Not a long time ago, I couldn’t decide whether to learn Japanese or Chinese as my 5th language.

I have been learning Korean since about 2010 and at that time, I was studying Japanese along with it. Since I was also learning Spanish at school, I had decided to delay my Japanese studies and focus on Korean back then.

Now after so much advancement, I felt that I was ready for the next step.

Originally, I had planned to learn Chinese right after catching up with Japanese but now I wasn’t sure if I wanted to learn a 6th language in general. Rather than speaking two more languages at an intermediate level, I want to aim for advanced fluency and perfect pronunciation, but also work on the other languages that I’m fluent in already.

Other than learning languages, I also do work on developing and nourishing other skills. We all have only so-and-so much time, and of course, I want to use my time in a way that’s most useful. Especially after having experienced the up and downs of life, it became even more important to me. I feel like the possibility that I “could” settle with this as my last language is high.

Learning another language that I could hardly use in my everyday life with real people is a downside to me. I had barely ever met Japanese people in my life, and more so, I didn’t have much to do with Japan anymore.

A language that you can barely use in your home country, although you feel so much passion for it right now, can be depressing later on.
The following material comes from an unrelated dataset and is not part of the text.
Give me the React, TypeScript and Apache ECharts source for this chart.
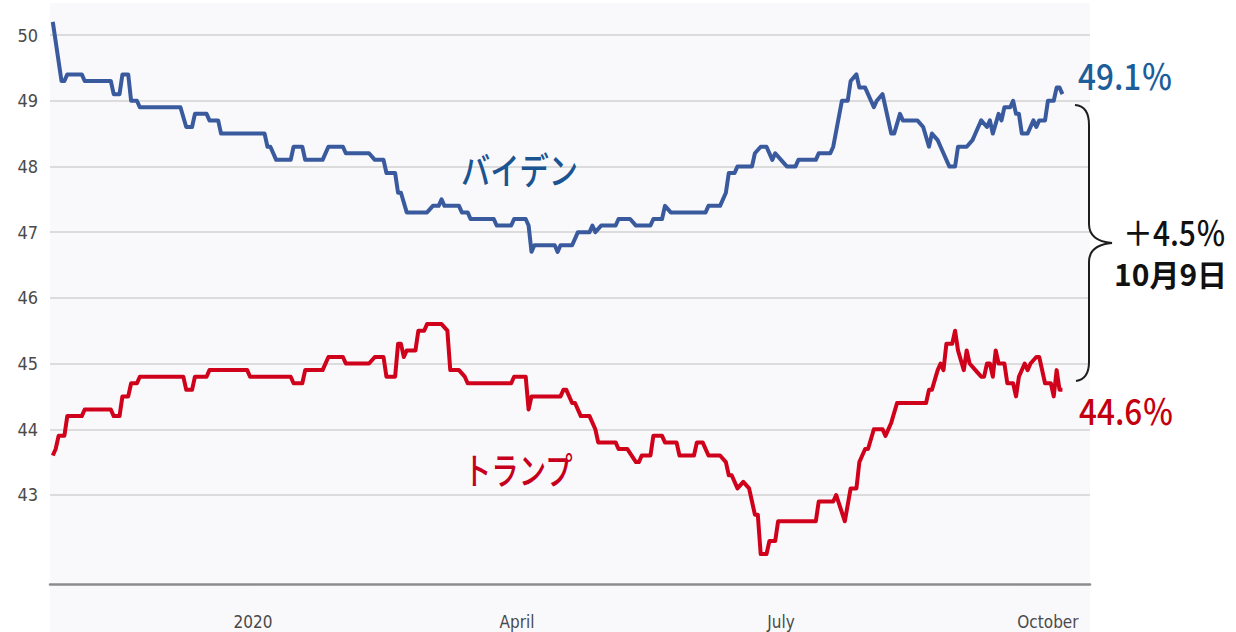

I came to this conclusion through my experience with the Korean language. For instance, when it comes to Chinese, a positive factor is that Chinese (Mandarin) is the second most spoken language in the world. I even experienced situations where knowing Chinese would have been helpful. As for Korean, I had to create and search for opportunities. Just for the same reason that English makes my life easier, I don’t feel like I would regret learning Chinese.
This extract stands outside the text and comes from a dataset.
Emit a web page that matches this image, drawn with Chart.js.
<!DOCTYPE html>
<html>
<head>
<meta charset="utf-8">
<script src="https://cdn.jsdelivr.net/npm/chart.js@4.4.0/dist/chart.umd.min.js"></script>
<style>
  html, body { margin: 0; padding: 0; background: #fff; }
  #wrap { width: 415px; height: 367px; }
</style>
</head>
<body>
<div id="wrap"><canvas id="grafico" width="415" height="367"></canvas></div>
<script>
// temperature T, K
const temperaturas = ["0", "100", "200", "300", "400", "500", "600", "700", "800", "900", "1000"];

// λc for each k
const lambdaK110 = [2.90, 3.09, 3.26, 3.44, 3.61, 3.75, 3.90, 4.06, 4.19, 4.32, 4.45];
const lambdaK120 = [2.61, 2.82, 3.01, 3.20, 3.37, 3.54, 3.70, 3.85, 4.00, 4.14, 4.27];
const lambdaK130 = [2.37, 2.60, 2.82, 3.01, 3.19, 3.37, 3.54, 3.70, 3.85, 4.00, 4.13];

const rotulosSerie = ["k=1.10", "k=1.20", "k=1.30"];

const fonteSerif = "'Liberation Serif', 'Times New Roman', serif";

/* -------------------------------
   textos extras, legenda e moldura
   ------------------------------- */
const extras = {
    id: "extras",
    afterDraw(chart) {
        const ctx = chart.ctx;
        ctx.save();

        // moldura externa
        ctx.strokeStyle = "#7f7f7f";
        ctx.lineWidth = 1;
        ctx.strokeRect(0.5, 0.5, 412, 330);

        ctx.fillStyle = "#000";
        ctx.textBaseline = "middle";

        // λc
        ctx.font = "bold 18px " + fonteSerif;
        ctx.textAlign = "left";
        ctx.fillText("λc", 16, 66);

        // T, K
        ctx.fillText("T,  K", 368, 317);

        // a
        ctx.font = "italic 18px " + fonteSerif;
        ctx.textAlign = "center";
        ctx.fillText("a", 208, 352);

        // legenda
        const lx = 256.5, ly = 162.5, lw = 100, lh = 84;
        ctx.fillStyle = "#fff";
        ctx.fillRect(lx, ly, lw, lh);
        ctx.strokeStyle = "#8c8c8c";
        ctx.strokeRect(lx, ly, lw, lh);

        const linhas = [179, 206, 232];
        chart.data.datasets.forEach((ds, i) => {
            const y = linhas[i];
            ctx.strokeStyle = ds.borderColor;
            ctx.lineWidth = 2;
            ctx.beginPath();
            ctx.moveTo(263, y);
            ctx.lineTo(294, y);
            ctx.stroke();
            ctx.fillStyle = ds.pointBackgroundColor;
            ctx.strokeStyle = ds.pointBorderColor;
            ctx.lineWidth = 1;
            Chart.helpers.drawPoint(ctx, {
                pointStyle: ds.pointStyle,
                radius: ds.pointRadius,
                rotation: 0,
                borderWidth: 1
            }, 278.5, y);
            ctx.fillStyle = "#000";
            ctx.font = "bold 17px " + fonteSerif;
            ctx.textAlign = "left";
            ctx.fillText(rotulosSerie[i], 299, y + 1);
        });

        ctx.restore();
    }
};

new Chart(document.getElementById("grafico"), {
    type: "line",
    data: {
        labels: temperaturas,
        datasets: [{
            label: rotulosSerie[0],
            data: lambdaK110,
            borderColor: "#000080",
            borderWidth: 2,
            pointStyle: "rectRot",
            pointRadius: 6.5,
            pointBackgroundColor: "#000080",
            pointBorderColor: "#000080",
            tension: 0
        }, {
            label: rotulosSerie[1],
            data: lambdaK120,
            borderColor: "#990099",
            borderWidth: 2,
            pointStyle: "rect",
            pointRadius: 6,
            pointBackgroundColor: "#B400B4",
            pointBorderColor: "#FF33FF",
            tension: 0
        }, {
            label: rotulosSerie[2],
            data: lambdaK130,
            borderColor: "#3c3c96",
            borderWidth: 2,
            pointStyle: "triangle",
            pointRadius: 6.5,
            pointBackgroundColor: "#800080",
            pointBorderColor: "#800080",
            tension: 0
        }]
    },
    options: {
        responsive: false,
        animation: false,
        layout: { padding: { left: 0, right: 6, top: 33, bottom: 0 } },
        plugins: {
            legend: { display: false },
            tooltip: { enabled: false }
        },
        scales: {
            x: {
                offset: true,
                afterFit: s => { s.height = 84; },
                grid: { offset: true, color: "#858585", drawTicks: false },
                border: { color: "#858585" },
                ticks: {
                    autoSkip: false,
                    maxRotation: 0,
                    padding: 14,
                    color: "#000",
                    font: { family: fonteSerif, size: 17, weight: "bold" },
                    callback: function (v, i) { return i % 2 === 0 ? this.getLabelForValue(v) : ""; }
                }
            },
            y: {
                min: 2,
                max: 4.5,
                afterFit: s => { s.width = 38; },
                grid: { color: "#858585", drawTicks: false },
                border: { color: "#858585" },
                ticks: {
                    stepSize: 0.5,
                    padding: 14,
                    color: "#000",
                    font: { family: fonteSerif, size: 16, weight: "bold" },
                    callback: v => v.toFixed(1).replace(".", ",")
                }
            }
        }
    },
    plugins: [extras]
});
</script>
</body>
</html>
As beautiful as Japanese is. There is a chance for me to regret investing time into something that is barely benefitting me.

I have invested a lot of dedication and time into my Korean studies and even if I wanted to, I can’t let go of it, I have to continuously weed the gardens to maintain my level now.

Deciding to learn a language, is like choosing to have children. Even after one has come as far as being able to speak it at a fluent level, the practice never ends. Once you stop using what you have, you forget.

Does that mean I regret learning Korean?

If were to think of positive things in the midst of all negativity, then this would be one thing that I’d think about to lift my mood. In fact, I even do it sometimes. To me, discovery is one of the greatest feelings on earth. It amazes me how people from the past play such big roles to the life that exists today.

The Korean culture has influenced me a lot. However, due to the spread of ridicule, racism, and hate among the foreigner and Korean learning community, I have started to treat it more like an expensive diamond that I don’t want to wear when I go outside. It didn’t use to be that and as I much as I’ve expected and celebrated Korea’s international success since 2009, this negativity is probably one of the side effects of the popularity. At the time, it’s impossible to ignore and pass by those things, and it makes me feel unhappy. I handle it this way because I want to protect it and my feelings for it. I expect that it’ll die down a bit at some point.

I understand that you can feel motivated to learn a language because you simply feel attracted to the culture. A lot of people learn for that reason, but something that we need to consider is that your feelings can change. We need to consider the intended use of it. Where will you use it?

Things that will help you decide:

  • Try and test it out! Before I made my decision, I gave both languages a try. That helped me most to make a decision.
  • I highly recommend making a pro and con list on each language. I created a few points below, but the lists will look different for every person. Feel free to let me know in the comments down below, I might edit them into this post later.


Chinese Lantern


As said, one positive point about Chinese is the fact that it’s the second most spoken language in the world. That means lots of opportunities for usage.

Also, it can help you in your career, no doubt that Chinese will look very impressive on a resume.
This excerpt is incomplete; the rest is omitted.